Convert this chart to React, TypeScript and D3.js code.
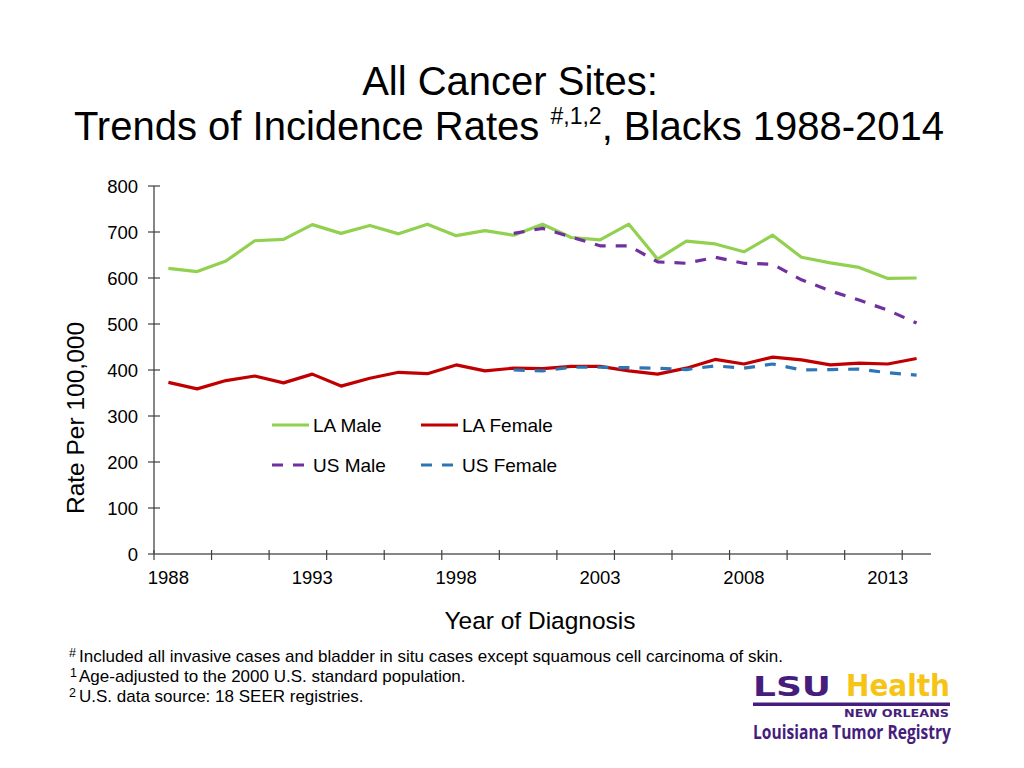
import React from "react";
import * as d3 from "d3";

const years: number[] = [1988, 1989, 1990, 1991, 1992, 1993, 1994, 1995, 1996, 1997, 1998, 1999, 2000, 2001, 2002, 2003, 2004, 2005, 2006, 2007, 2008, 2009, 2010, 2011, 2012, 2013, 2014];
const laMale: (number | null)[] = [621, 614, 637, 681, 684, 716, 697, 714, 696, 717, 692, 703, 693, 717, 688, 683, 717, 641, 680, 674, 657, 693, 645, 633, 623, 599, 600];
const laFemale: (number | null)[] = [373, 359, 377, 387, 372, 391, 365, 382, 395, 392, 411, 398, 404, 403, 408, 408, 398, 391, 404, 423, 413, 428, 422, 411, 415, 413, 425];
const usMale: (number | null)[] = [null, null, null, null, null, null, null, null, null, null, null, null, 697, 708, 689, 670, 670, 635, 632, 645, 632, 630, 596, 572, 552, 530, 502];
const usFemale: (number | null)[] = [null, null, null, null, null, null, null, null, null, null, null, null, 400, 398, 406, 406, 405, 404, 401, 409, 404, 413, 400, 401, 402, 394, 389];
const yTicks: number[] = [0, 100, 200, 300, 400, 500, 600, 700, 800];
const xLabelYears: number[] = [1988, 1993, 1998, 2003, 2008, 2013];

const FONT = "'Liberation Sans', Arial, sans-serif";

const seriesDefs = [
  { name: "LA Male", values: laMale, color: "#92D050", dash: null as string | null },
  { name: "LA Female", values: laFemale, color: "#C00000", dash: null as string | null },
  { name: "US Male", values: usMale, color: "#7030A0", dash: "11,10" },
  { name: "US Female", values: usFemale, color: "#2E75B6", dash: "11,10" },
];

export default function App() {
  const x = d3.scaleBand<number>().domain(years).range([154, 931]).padding(0);
  const y = d3.scaleLinear().domain([0, 800]).range([554, 186]);
  const cx = (yr: number) => (x(yr) as number) + x.bandwidth() / 2;

  const line = d3
    .line<number | null>()
    .defined((d) => d !== null)
    .x((_, i) => cx(years[i]))
    .y((d) => y(d as number));

  const xTickPositions = years.filter((_, i) => i % 2 === 0).map((yr) => x(yr) as number);

  const legendItems = [
    { s: seriesDefs[0], lx: 272, ly: 425 },
    { s: seriesDefs[1], lx: 421, ly: 425 },
    { s: seriesDefs[2], lx: 272, ly: 465 },
    { s: seriesDefs[3], lx: 421, ly: 465 },
  ];

  return (
    <svg
      width={1024}
      height={768}
      style={{ position: "absolute", left: 0, top: 0, background: "#fff" }}
      fontFamily={FONT}
    >
      <rect x={0} y={0} width={1024} height={768} fill="#fff" />
      {/* Title */}
      <text x={510} y={95} textAnchor="middle" fontSize={40} fill="#000">
        All Cancer Sites:
      </text>
      <text x={509} y={140} textAnchor="middle" fontSize={40} fill="#000">
        {"Trends of Incidence Rates "}
        <tspan fontSize={23} dy={-16}>#,1,2</tspan>
        <tspan fontSize={40} dy={16}>, Blacks 1988-2014</tspan>
      </text>

      {/* Y axis */}
      <line x1={154} x2={154} y1={y(800)} y2={y(0)} stroke="#868686" strokeWidth={2} />
      {yTicks.map((t) => (
        <g key={t}>
          <line x1={148} x2={160} y1={y(t)} y2={y(t)} stroke="#404040" strokeWidth={1.2} />
          <text x={138} y={y(t) + 6.5} textAnchor="end" fontSize={18.5} fill="#000">
            {t}
          </text>
        </g>
      ))}

      {/* X axis */}
      <line x1={154} x2={931} y1={y(0)} y2={y(0)} stroke="#868686" strokeWidth={2} />
      {xTickPositions.map((p, i) => (
        <line key={i} x1={p} x2={p} y1={y(0) - 4} y2={y(0) + 6} stroke="#404040" strokeWidth={1.2} />
      ))}
      {xLabelYears.map((yr) => (
        <text key={yr} x={cx(yr)} y={584} textAnchor="middle" fontSize={18.5} fill="#000">
          {yr}
        </text>
      ))}

      {/* Axis titles */}
      <text x={540} y={629} textAnchor="middle" fontSize={24.5} fill="#000">
        Year of Diagnosis
      </text>
      <text
        transform={`translate(84,418) rotate(-90)`}
        textAnchor="middle"
        fontSize={24.5}
        fill="#000"
      >
        Rate Per 100,000
      </text>

      {/* Series */}
      {seriesDefs.map((s) => (
        <path
          key={s.name}
          d={line(s.values) || ""}
          fill="none"
          stroke={s.color}
          strokeWidth={3.2}
          strokeLinejoin="round"
          strokeDasharray={s.dash || undefined}
        />
      ))}

      {/* Legend */}
      {legendItems.map(({ s, lx, ly }) => (
        <g key={s.name}>
          <line
            x1={lx}
            x2={lx + 37}
            y1={ly}
            y2={ly}
            stroke={s.color}
            strokeWidth={3.2}
            strokeDasharray={s.dash || undefined}
          />
          <text x={lx + 41} y={ly + 7} fontSize={19} fill="#000">
            {s.name}
          </text>
        </g>
      ))}

      {/* Footnotes */}
      <text x={69} y={657} fontSize={12.5} fill="#000">#</text>
      <text x={79} y={662} fontSize={17} fill="#000">
        Included all invasive cases and bladder in situ cases except squamous cell carcinoma of skin.
      </text>
      <text x={70} y={677} fontSize={12.5} fill="#000">1</text>
      <text x={79} y={682} fontSize={17} fill="#000">
        Age-adjusted to the 2000 U.S. standard population.
      </text>
      <text x={69} y={697} fontSize={12.5} fill="#000">2</text>
      <text x={79} y={702} fontSize={17} fill="#000">
        U.S. data source: 18 SEER registries.
      </text>

      {/* Logo */}
      <text
        x={753}
        y={696}
        fontSize={26}
        fontWeight={900}
        fill="#461D7C"
        fontFamily="'DejaVu Sans', sans-serif"
        textLength={78}
        lengthAdjust="spacingAndGlyphs"
      >
        LSU
      </text>
      <text
        x={846}
        y={696}
        fontSize={30}
        fontWeight={700}
        fill="#F6C416"
        fontFamily="'DejaVu Sans', sans-serif"
        textLength={104}
        lengthAdjust="spacingAndGlyphs"
      >
        Health
      </text>
      <rect x={753} y={702.5} width={197} height={3.5} fill="#461D7C" />
      <text
        x={844}
        y={717}
        fontSize={10}
        fontWeight={700}
        fill="#461D7C"
        fontFamily="'DejaVu Sans', sans-serif"
        textLength={105}
        lengthAdjust="spacingAndGlyphs"
      >
        NEW ORLEANS
      </text>
      <text
        x={753}
        y={739}
        fontSize={19}
        fontWeight={700}
        fill="#461D7C"
        fontFamily="'Open Sans', 'DejaVu Sans', sans-serif"
        textLength={198}
        lengthAdjust="spacingAndGlyphs"
      >
        Louisiana Tumor Registry
      </text>
    </svg>
  );
}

******

● What you have to do
Take the lines from the start of the material to the line with "import * as", both included, and transcribe them exactly without the pictures.

● The answer
Convert this chart to React, TypeScript and D3.js code.
import React from "react";
import * as d3 from "d3";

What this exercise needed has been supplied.